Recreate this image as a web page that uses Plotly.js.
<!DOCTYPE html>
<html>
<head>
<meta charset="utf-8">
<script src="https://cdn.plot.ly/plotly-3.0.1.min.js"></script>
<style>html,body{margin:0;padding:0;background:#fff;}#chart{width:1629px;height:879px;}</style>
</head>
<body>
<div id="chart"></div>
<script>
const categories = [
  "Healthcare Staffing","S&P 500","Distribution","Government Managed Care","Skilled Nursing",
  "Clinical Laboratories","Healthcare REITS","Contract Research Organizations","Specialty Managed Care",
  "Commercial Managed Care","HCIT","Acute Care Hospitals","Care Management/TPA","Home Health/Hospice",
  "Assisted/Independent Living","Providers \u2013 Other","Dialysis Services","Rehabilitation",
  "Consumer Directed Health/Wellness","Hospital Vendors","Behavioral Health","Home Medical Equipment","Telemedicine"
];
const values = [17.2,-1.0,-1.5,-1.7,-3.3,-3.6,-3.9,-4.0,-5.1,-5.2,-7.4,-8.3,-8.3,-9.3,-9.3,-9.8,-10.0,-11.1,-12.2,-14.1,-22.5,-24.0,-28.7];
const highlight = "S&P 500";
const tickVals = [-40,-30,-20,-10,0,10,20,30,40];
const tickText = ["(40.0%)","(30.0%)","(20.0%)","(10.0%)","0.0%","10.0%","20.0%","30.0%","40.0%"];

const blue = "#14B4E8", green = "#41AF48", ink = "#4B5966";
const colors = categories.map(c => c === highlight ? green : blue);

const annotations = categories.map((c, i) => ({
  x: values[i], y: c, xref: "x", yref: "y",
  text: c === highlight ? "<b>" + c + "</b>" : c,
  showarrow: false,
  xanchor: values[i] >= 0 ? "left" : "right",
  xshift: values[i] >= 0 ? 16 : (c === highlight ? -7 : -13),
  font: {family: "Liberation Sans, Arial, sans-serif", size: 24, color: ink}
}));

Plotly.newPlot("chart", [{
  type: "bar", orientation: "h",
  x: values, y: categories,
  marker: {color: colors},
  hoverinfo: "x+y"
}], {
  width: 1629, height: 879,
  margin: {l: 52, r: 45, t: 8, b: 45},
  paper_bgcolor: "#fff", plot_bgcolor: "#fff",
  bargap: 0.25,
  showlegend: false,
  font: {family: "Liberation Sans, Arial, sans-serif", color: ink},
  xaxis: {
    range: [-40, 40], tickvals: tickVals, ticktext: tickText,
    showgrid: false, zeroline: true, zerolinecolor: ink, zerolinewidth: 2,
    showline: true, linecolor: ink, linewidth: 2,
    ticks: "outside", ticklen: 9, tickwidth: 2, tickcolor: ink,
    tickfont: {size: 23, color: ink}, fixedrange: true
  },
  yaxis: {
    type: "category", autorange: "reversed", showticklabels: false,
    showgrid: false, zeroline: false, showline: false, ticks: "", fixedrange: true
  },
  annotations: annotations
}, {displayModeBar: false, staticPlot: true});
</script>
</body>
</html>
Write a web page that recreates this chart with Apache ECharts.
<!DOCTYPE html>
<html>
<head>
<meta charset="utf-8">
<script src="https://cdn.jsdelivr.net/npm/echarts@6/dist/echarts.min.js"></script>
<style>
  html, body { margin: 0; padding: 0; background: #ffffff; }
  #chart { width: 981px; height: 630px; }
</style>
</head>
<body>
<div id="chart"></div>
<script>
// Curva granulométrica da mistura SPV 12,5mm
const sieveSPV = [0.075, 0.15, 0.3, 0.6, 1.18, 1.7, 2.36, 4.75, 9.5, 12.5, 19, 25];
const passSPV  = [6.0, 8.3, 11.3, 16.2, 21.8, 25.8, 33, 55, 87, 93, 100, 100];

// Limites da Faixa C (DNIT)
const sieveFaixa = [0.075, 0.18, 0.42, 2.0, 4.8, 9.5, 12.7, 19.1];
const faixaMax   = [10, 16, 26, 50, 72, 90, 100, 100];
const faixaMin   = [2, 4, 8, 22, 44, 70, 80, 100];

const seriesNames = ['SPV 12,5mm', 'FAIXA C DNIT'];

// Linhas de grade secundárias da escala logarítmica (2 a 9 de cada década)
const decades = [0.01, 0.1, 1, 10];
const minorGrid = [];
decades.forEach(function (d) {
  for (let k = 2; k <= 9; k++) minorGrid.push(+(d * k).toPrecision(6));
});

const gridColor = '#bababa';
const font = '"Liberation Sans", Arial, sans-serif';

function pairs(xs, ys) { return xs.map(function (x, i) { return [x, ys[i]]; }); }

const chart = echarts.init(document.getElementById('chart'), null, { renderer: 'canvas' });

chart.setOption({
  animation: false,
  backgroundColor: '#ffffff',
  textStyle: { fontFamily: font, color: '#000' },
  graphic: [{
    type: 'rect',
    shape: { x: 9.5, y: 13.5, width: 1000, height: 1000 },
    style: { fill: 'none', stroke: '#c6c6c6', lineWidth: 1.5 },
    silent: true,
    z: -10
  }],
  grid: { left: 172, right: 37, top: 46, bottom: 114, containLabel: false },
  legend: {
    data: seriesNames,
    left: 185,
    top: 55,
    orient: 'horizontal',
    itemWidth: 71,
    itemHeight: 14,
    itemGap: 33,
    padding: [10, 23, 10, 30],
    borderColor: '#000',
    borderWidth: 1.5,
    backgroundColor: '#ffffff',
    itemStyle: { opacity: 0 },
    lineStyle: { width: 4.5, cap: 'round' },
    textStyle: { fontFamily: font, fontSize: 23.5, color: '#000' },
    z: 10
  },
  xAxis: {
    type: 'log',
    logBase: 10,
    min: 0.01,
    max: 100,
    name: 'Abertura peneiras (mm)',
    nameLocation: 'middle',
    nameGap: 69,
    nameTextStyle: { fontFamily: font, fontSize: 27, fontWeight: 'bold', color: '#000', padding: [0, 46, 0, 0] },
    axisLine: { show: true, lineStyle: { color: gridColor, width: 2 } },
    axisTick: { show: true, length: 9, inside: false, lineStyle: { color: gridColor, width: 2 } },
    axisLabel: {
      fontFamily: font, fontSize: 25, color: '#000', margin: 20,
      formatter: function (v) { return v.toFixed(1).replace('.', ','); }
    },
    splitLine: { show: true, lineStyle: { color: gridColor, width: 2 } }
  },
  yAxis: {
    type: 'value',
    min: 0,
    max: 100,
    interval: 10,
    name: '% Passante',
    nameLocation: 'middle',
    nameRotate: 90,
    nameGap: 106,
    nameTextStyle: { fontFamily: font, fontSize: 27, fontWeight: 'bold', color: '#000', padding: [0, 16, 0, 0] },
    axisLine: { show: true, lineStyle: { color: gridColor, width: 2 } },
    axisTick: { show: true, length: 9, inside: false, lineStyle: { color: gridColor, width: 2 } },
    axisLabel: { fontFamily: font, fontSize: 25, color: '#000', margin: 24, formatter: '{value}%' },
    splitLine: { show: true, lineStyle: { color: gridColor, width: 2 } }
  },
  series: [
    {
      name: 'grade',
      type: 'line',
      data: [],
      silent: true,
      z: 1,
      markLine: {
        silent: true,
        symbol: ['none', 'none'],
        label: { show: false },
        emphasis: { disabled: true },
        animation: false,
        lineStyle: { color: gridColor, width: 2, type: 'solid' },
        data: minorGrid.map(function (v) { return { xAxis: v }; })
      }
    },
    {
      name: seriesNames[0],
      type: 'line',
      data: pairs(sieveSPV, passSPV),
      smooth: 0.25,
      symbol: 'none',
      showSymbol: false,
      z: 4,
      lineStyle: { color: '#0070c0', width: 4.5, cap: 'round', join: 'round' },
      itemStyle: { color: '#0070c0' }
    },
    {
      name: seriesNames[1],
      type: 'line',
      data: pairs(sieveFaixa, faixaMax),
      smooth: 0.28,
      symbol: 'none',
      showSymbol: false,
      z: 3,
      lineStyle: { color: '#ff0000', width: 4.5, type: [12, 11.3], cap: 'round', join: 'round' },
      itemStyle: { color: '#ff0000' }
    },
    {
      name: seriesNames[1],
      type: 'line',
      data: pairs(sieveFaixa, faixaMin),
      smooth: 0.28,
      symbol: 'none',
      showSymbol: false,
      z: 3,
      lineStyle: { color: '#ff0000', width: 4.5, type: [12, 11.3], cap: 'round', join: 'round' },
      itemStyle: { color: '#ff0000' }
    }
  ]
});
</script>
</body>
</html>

• • • • • • •

Copy out each line of the data where the string "that" appears.

Recreate this image as a web page that uses Plotly.js.
Write a web page that recreates this chart with Apache ECharts.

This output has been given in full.